_Special Editions

Black Holes & Other Inconsistencies

Produced in the final year of his MA degree in Photography and Fine Art at the Royal College of Art (London), Black Holes & Other Inconsistencies was conceived in response to Martins’ research on the theme of the metastization of the urban frontier and its impact on our understanding of the de-centred city.
‘If we’re no longer able to define what a city is, how are we to relate to it?’, asks Martins.
Produced almost entirely in peripheral regions in South-East China, Portugal and South Africa, Martins uses the ‘black hole’ in the landscape as a metaphor for reason at a point of exhaustion.
Black Holes & Other Inconsistencies highlights a point of resistance: resistance to the world of flux and flow that we live in; to a world haunted by mobility, intangibility and uncertainty.


Date: December 2002
ISBN: 978-09543957-0-0
Dimensions: 280mmx310mm
Pages: 119
Edition: 500
Embossed faux-leather hardcover with screen printed dust jacket
English & Portuguese
Essays by Angus Carlyle and Maria do Carmo Séren

About the Author
Edgar Martins is visual artist woking across different media. His work is represented in several high-profile collections, such as those of the V&A, RIBA, the Dallas Museum of Art; MAST , MUDAS, Modern Art Centre Lisbon, MAAT, Fondation Carmignac, amongst others. He has published over 16 books which were met with critical acclaim and exhibited internationally. He was selected to represent Macau (China) at the 54th Venice Biennale.

About the Writers
Maria do Carmo Séren is a historian, photography critic, educator and author.
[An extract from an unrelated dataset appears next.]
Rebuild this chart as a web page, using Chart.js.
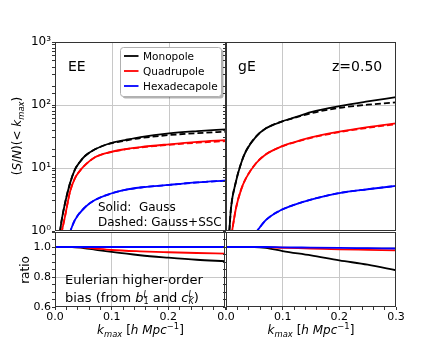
<!DOCTYPE html>
<html>
<head>
<meta charset="utf-8">
<script src="https://cdn.jsdelivr.net/npm/chart.js@4.4.1/dist/chart.umd.min.js"></script>
<style>
  html, body { margin: 0; padding: 0; background: #fff; }
  #fig { position: relative; width: 440px; height: 352px; overflow: hidden;
         font-family: 'DejaVu Sans', sans-serif; color: #000; }
  #fig canvas { position: absolute; }
  .txt { position: absolute; white-space: pre; line-height: 1; }
  .rot { position: absolute; white-space: pre; line-height: 1;
         transform: translate(-50%, -50%) rotate(-90deg); }
  .ctr { transform: translateX(-50%); }
  sub, sup { font-size: 70%; line-height: 0; }
  .ss { display: inline-block; font-size: 62%; line-height: 0.95; vertical-align: -0.3em; }
  .ss span { display: block; }
</style>
</head>
<body>
<div id="fig">
  <canvas id="cEE" width="226" height="246" style="left:0;top:0"></canvas>
  <canvas id="cGE" width="224" height="246" style="left:216px;top:0"></canvas>
  <canvas id="rEE" width="226" height="136" style="left:0;top:216px"></canvas>
  <canvas id="rGE" width="224" height="136" style="left:216px;top:216px"></canvas>

  <div class="txt" style="left:68px;top:59px;font-size:14px">EE</div>
  <div class="txt" style="left:238px;top:59px;font-size:14px">gE</div>
  <div class="txt" style="left:332px;top:59px;font-size:14px">z=0.50</div>
  <div class="txt" style="left:98px;top:200.5px;font-size:12px">Solid:  Gauss</div>
  <div class="txt" style="left:98px;top:215.5px;font-size:12px">Dashed: Gauss+SSC</div>
  <div class="txt" style="left:65px;top:273px;font-size:13px">Eulerian higher-order</div>
  <div class="txt" style="left:65px;top:290.5px;font-size:13px">bias (from <i>b</i><span class="ss"><span><i>L</i></span><span>1</span></span> and <i>c</i><span class="ss"><span><i>L</i></span><span><i>K</i></span></span>)</div>

  <div class="rot" style="left:17px;top:136px;font-size:12px">(<i>S</i>/<i>N</i>)(&lt; <i>k</i><sub><i>max</i></sub>)</div>
  <div class="rot" style="left:25px;top:270px;font-size:12px">ratio</div>
  <div class="txt ctr" style="left:140.5px;top:324px;font-size:12px"><i>k</i><sub><i>max</i></sub> [<i>h</i> <i>Mpc</i><sup>−1</sup>]</div>
  <div class="txt ctr" style="left:311px;top:324px;font-size:12px"><i>k</i><sub><i>max</i></sub> [<i>h</i> <i>Mpc</i><sup>−1</sup>]</div>
</div>

<script>
/* ===== DATA ===== */

// EE panel: cumulative S/N, solid = Gauss, _SSC = Gauss+SSC (dashed)
const K_EE_MONO = [0.0085, 0.0118, 0.0175, 0.0263, 0.0351, 0.0439, 0.0526, 0.0702, 0.0965, 0.123, 0.15, 0.2, 0.25, 0.3];
const SN_EE_MONO = [0.95, 1.5, 2.75, 5.7, 9.5, 12.6, 15.5, 19.8, 24.7, 27.8, 31, 35.5, 38.5, 41];
const SN_EE_MONO_SSC = [0.95, 1.5, 2.75, 5.7, 9.5, 12.6, 15.5, 19.8, 24.4, 27.2, 29.8, 33.3, 35.8, 37.7];

const K_EE_QUAD = [0.011, 0.0175, 0.0263, 0.0351, 0.0439, 0.0526, 0.0702, 0.0965, 0.123, 0.15, 0.2, 0.25, 0.3];
const SN_EE_QUAD = [0.9, 1.69, 4.2, 6.9, 9.1, 11.1, 14.8, 17.8, 19.9, 21.5, 23.8, 26, 27.8];
const SN_EE_QUAD_SSC = [0.9, 1.69, 4.2, 6.9, 9.1, 11.1, 14.8, 17.7, 19.7, 21.2, 23.3, 25.2, 26.7];

const K_EE_HEX = [0.025, 0.035, 0.053, 0.07, 0.097, 0.123, 0.15, 0.2, 0.25, 0.3];
const SN_EE_HEX = [0.9, 1.5, 2.4, 3.1, 3.9, 4.5, 4.9, 5.4, 5.9, 6.3];
const SN_EE_HEX_SSC = [0.9, 1.5, 2.4, 3.1, 3.9, 4.5, 4.9, 5.4, 5.9, 6.3];

// gE panel
const K_GE_MONO = [0.0059, 0.0088, 0.0176, 0.0265, 0.0353, 0.053, 0.0706, 0.097, 0.12, 0.15, 0.2, 0.25, 0.3];
const SN_GE_MONO = [1.0, 2.3, 6.1, 11.8, 18.6, 31.5, 42.7, 54, 63, 77, 96, 114, 133];
const SN_GE_MONO_SSC = [1.0, 2.3, 6.1, 11.8, 18.6, 31.5, 42.7, 54, 62, 74, 90, 101, 110];

const K_GE_QUAD = [0.0095, 0.0176, 0.0265, 0.0353, 0.053, 0.0706, 0.097, 0.12, 0.15, 0.2, 0.25, 0.3];
const SN_GE_QUAD = [0.85, 2.3, 4.5, 6.9, 11.9, 16.5, 21.8, 25.6, 30.5, 37.7, 44.5, 51];
const SN_GE_QUAD_SSC = [0.85, 2.3, 4.5, 6.9, 11.9, 16.5, 21.7, 25.4, 30.1, 37, 43.5, 49.5];

const K_GE_HEX = [0.051, 0.0706, 0.097, 0.12, 0.15, 0.2, 0.25, 0.3];
const SN_GE_HEX = [0.9, 1.5, 2.15, 2.6, 3.15, 4.0, 4.6, 5.2];
const SN_GE_HEX_SSC = [0.9, 1.5, 2.15, 2.6, 3.15, 4.0, 4.6, 5.2];

// ratio panels (Eulerian higher-order bias)
const K_RATIO = [0, 0.03, 0.05, 0.07, 0.1, 0.15, 0.2, 0.25, 0.3];
const RATIO_EE_MONO = [1, 1, 0.993, 0.983, 0.967, 0.945, 0.929, 0.915, 0.905];
const RATIO_EE_QUAD = [1, 1, 0.997, 0.99, 0.98, 0.971, 0.965, 0.96, 0.956];
const RATIO_EE_HEX = [1, 1, 1, 1, 1, 1, 1, 1, 1];
const RATIO_GE_MONO = [1, 1, 1, 0.994, 0.973, 0.944, 0.911, 0.882, 0.845];
const RATIO_GE_QUAD = [1, 1, 1, 0.999, 0.995, 0.99, 0.984, 0.981, 0.978];
const RATIO_GE_HEX = [1, 1, 1, 1, 0.998, 0.996, 0.994, 0.992, 0.99];

const LEGEND_LABELS = ['Monopole', 'Quadrupole', 'Hexadecapole'];
const COLORS = ['#000000', '#ff0000', '#0000ff'];
const POW_LABELS = { 1: '10⁰', 10: '10¹', 100: '10²', 1000: '10³' };

/* ===== HELPERS ===== */

const GRID = '#c8c8c8';
const TICK = '#333333';

Chart.defaults.font.family = "'DejaVu Sans', sans-serif";
Chart.defaults.color = '#000';

const isTenth = v => Math.abs(v * 10 - Math.round(v * 10)) < 1e-6;
const isFifth = v => Math.abs(v * 5 - Math.round(v * 5)) < 1e-6;
const isPow10 = v => Math.abs(Math.log10(v) - Math.round(Math.log10(v))) < 1e-9;

function lineSet(xs, ys, color, dashed) {
    return {
        data: xs.map((x, i) => ({ x: x, y: ys[i] })),
        borderColor: color,
        borderWidth: 1.8,
        borderDash: dashed ? [6, 3] : [],
        pointRadius: 0,
        cubicInterpolationMode: 'monotone',
        fill: false
    };
}

function xScale(showLabels, hideLast, height) {
    return {
        type: 'linear', min: 0, max: 0.3,
        border: { display: false },
        grid: {
            color: c => (c.tick && isTenth(c.tick.value) && c.tick.value > 0.01 && c.tick.value < 0.29) ? GRID : 'transparent',
            drawTicks: showLabels, tickLength: 3, tickColor: TICK
        },
        ticks: {
            display: showLabels, stepSize: 0.02, autoSkip: false, maxRotation: 0, padding: 1,
            font: { size: 11 },
            callback: v => (isTenth(v) && !(hideLast && v > 0.29)) ? v.toFixed(1) : ''
        },
        afterFit: s => { s.height = height; }
    };
}

function yLog(showLabels, width) {
    return {
        type: 'logarithmic', min: 1, max: 1000,
        border: { display: false },
        grid: {
            color: c => (c.tick && isPow10(c.tick.value) && c.tick.value > 1 && c.tick.value < 1000) ? GRID : 'transparent',
            tickLength: 3, tickColor: TICK
        },
        ticks: {
            autoSkip: false, padding: 1, font: { size: 12 },
            callback: v => showLabels ? (POW_LABELS[v] || '') : ''
        },
        afterFit: s => { s.width = width; }
    };
}

function yRatio(showLabels, width) {
    return {
        type: 'linear', min: 0.6, max: 1.1,
        border: { display: false },
        grid: {
            color: c => (c.tick && isFifth(c.tick.value) && c.tick.value > 0.61) ? GRID : 'transparent',
            tickLength: 3, tickColor: TICK
        },
        ticks: {
            stepSize: 0.05, autoSkip: false, padding: 1, font: { size: 11 },
            callback: v => (showLabels && isFifth(v)) ? v.toFixed(1) : ''
        },
        afterFit: s => { s.width = width; }
    };
}

// black frame round each panel
const framePlugin = {
    id: 'frame',
    afterDraw(chart) {
        const { ctx, chartArea: a } = chart;
        ctx.save();
        ctx.strokeStyle = TICK;
        ctx.lineWidth = 1;
        ctx.strokeRect(a.left + 0.5, a.top + 0.5, a.right - a.left - 1, a.bottom - a.top - 1);
        ctx.restore();
    }
};

// legend box inside the EE panel
const boxLegend = {
    id: 'boxLegend',
    afterDraw(chart) {
        const ctx = chart.ctx;
        const x = 120.5, y = 47.5, w = 101, h = 49;
        ctx.save();
        ctx.fillStyle = 'rgba(0,0,0,0.3)';
        ctx.beginPath(); ctx.roundRect(x + 2, y + 2, w, h, 3); ctx.fill();
        ctx.fillStyle = '#fff';
        ctx.strokeStyle = '#b0b0b0';
        ctx.beginPath(); ctx.roundRect(x, y, w, h, 3); ctx.fill(); ctx.stroke();
        ctx.font = "10.5px 'DejaVu Sans'";
        ctx.textBaseline = 'alphabetic';
        LEGEND_LABELS.forEach((label, i) => {
            const ly = 56 + i * 15;
            ctx.strokeStyle = COLORS[i];
            ctx.lineWidth = 1.8;
            ctx.beginPath(); ctx.moveTo(124, ly); ctx.lineTo(138.5, ly); ctx.stroke();
            ctx.fillStyle = '#000';
            ctx.fillText(label, 143, ly + 3.5);
        });
        ctx.restore();
    }
};

function makePanel(id, datasets, x, y, padding, extra) {
    return new Chart(document.getElementById(id), {
        type: 'line',
        data: { datasets: datasets },
        options: {
            responsive: false,
            animation: false,
            layout: { padding: padding },
            plugins: { legend: { display: false }, tooltip: { enabled: false } },
            scales: { x: x, y: y }
        },
        plugins: [framePlugin].concat(extra || [])
    });
}

/* ===== PANELS ===== */
// first dataset is drawn on top, so blue/dashed come first

makePanel('cEE', [
    lineSet(K_EE_HEX, SN_EE_HEX_SSC, COLORS[2], true),
    lineSet(K_EE_HEX, SN_EE_HEX, COLORS[2], false),
    lineSet(K_EE_QUAD, SN_EE_QUAD_SSC, COLORS[1], true),
    lineSet(K_EE_QUAD, SN_EE_QUAD, COLORS[1], false),
    lineSet(K_EE_MONO, SN_EE_MONO_SSC, COLORS[0], true),
    lineSet(K_EE_MONO, SN_EE_MONO, COLORS[0], false)
], xScale(false, false, 0), yLog(true, 55), { top: 42, bottom: 15, left: 0, right: 0 }, [boxLegend]);

makePanel('cGE', [
    lineSet(K_GE_HEX, SN_GE_HEX_SSC, COLORS[2], true),
    lineSet(K_GE_HEX, SN_GE_HEX, COLORS[2], false),
    lineSet(K_GE_QUAD, SN_GE_QUAD_SSC, COLORS[1], true),
    lineSet(K_GE_QUAD, SN_GE_QUAD, COLORS[1], false),
    lineSet(K_GE_MONO, SN_GE_MONO_SSC, COLORS[0], true),
    lineSet(K_GE_MONO, SN_GE_MONO, COLORS[0], false)
], xScale(false, false, 0), yLog(false, 10), { top: 42, bottom: 15, left: 0, right: 44 });

makePanel('rEE', [
    lineSet(K_RATIO, RATIO_EE_HEX, COLORS[2], false),
    lineSet(K_RATIO, RATIO_EE_QUAD, COLORS[1], false),
    lineSet(K_RATIO, RATIO_EE_MONO, COLORS[0], false)
], xScale(true, true, 45), yRatio(true, 55), { top: 16, bottom: 0, left: 0, right: 0 });

makePanel('rGE', [
    lineSet(K_RATIO, RATIO_GE_HEX, COLORS[2], false),
    lineSet(K_RATIO, RATIO_GE_QUAD, COLORS[1], false),
    lineSet(K_RATIO, RATIO_GE_MONO, COLORS[0], false)
], xScale(true, false, 45), yRatio(false, 10), { top: 16, bottom: 0, left: 0, right: 44 });
</script>
</body>
</html>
Between 1997 and 2006 she was Director fo Studies at the Portuguese Centre of Photography. She is the author of numerous books.
Angus Carlyle has an educational background within the humanities, studying law as an undergraduate, earning a masters in political theory, focusing his doctorate on the conditions of vocalised political exchange. His subsequent theoretical trajectories engaged with cyberculture, photography and architecture then shifted towards its current pre-occupation with the sensory inhabitations of environments and their representations, with a particular emphasis on sound. For over a decade, he has worked with anthropologist Rupert Cox, co-creating films, installations and compositions – alongside academic texts – that seek to address the sonic experiences of living under civilian and military flight paths in situations where the echoes of history are palpable.